## GIVEN DATA

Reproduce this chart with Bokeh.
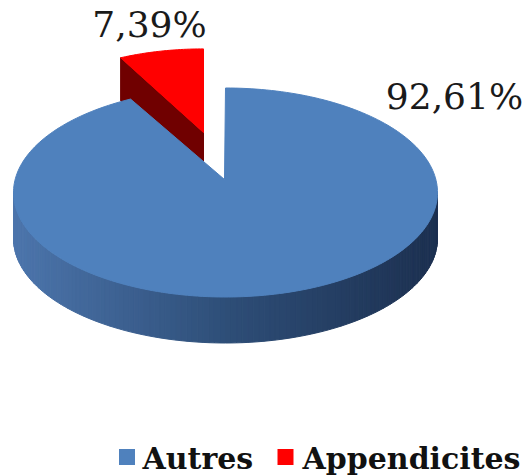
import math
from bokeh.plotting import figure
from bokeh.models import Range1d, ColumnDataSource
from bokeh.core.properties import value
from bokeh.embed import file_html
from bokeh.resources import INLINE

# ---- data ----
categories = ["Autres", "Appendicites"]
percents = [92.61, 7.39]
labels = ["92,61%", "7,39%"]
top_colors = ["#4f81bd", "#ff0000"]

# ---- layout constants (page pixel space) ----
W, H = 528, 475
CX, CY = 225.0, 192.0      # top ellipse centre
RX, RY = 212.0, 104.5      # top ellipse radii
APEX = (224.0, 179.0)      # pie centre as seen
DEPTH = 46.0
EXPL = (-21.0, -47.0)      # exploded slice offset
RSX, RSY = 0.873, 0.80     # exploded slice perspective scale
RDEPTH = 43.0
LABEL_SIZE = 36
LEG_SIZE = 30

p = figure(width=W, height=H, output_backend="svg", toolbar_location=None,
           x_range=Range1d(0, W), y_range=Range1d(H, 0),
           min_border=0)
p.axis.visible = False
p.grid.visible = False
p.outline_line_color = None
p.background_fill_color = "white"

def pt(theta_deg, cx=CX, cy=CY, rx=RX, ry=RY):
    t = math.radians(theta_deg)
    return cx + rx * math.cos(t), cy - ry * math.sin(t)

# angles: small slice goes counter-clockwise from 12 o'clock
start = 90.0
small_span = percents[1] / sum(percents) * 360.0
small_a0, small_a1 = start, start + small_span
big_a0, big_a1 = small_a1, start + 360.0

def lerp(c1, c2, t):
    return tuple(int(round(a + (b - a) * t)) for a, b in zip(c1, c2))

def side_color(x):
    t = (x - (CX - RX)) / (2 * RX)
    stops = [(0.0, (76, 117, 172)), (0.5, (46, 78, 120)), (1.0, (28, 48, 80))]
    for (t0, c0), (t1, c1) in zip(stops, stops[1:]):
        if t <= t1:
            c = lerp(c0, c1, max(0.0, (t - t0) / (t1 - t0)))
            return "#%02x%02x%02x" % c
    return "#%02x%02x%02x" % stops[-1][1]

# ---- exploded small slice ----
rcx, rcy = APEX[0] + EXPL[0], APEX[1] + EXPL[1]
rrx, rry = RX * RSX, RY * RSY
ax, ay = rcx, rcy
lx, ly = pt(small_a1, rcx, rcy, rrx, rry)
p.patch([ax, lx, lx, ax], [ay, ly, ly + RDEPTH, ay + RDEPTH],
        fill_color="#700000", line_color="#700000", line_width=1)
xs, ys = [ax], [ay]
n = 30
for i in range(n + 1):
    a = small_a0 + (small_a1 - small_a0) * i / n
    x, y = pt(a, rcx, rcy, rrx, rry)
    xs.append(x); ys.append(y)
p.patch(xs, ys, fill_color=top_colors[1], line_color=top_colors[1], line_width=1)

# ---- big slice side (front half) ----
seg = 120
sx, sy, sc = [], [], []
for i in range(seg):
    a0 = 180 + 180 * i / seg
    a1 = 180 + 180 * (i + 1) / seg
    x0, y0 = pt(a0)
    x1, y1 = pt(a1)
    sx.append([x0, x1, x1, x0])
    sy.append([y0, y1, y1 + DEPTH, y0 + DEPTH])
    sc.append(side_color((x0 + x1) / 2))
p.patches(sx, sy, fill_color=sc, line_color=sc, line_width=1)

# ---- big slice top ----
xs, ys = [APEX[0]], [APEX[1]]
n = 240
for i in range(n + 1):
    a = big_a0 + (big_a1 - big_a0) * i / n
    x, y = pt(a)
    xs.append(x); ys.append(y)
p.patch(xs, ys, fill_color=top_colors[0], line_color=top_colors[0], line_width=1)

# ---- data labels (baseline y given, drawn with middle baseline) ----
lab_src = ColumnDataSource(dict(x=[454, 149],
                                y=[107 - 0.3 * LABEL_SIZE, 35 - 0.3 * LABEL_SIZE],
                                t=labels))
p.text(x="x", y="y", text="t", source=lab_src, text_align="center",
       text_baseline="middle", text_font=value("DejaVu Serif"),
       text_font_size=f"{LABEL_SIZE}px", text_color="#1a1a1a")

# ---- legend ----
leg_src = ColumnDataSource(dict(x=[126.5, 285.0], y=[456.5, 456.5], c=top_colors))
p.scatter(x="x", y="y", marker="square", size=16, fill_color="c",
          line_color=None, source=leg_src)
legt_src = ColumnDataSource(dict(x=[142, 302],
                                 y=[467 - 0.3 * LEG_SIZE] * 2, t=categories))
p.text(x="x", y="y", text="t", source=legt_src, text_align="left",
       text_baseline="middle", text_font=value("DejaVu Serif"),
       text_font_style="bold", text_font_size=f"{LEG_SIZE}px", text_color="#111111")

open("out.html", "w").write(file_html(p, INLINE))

## INSTRUCTIONS FOR THE TASK
Leave out any pictures and return exactly the lines from the beginning of the data through the line with "return cx +", inclusive.

## SOLVED EXERCISE
Reproduce this chart with Bokeh.
import math
from bokeh.plotting import figure
from bokeh.models import Range1d, ColumnDataSource
from bokeh.core.properties import value
from bokeh.embed import file_html
from bokeh.resources import INLINE

# ---- data ----
categories = ["Autres", "Appendicites"]
percents = [92.61, 7.39]
labels = ["92,61%", "7,39%"]
top_colors = ["#4f81bd", "#ff0000"]

# ---- layout constants (page pixel space) ----
W, H = 528, 475
CX, CY = 225.0, 192.0      # top ellipse centre
RX, RY = 212.0, 104.5      # top ellipse radii
APEX = (224.0, 179.0)      # pie centre as seen
DEPTH = 46.0
EXPL = (-21.0, -47.0)      # exploded slice offset
RSX, RSY = 0.873, 0.80     # exploded slice perspective scale
RDEPTH = 43.0
LABEL_SIZE = 36
LEG_SIZE = 30

p = figure(width=W, height=H, output_backend="svg", toolbar_location=None,
           x_range=Range1d(0, W), y_range=Range1d(H, 0),
           min_border=0)
p.axis.visible = False
p.grid.visible = False
p.outline_line_color = None
p.background_fill_color = "white"

def pt(theta_deg, cx=CX, cy=CY, rx=RX, ry=RY):
    t = math.radians(theta_deg)
    return cx + rx * math.cos(t), cy - ry * math.sin(t)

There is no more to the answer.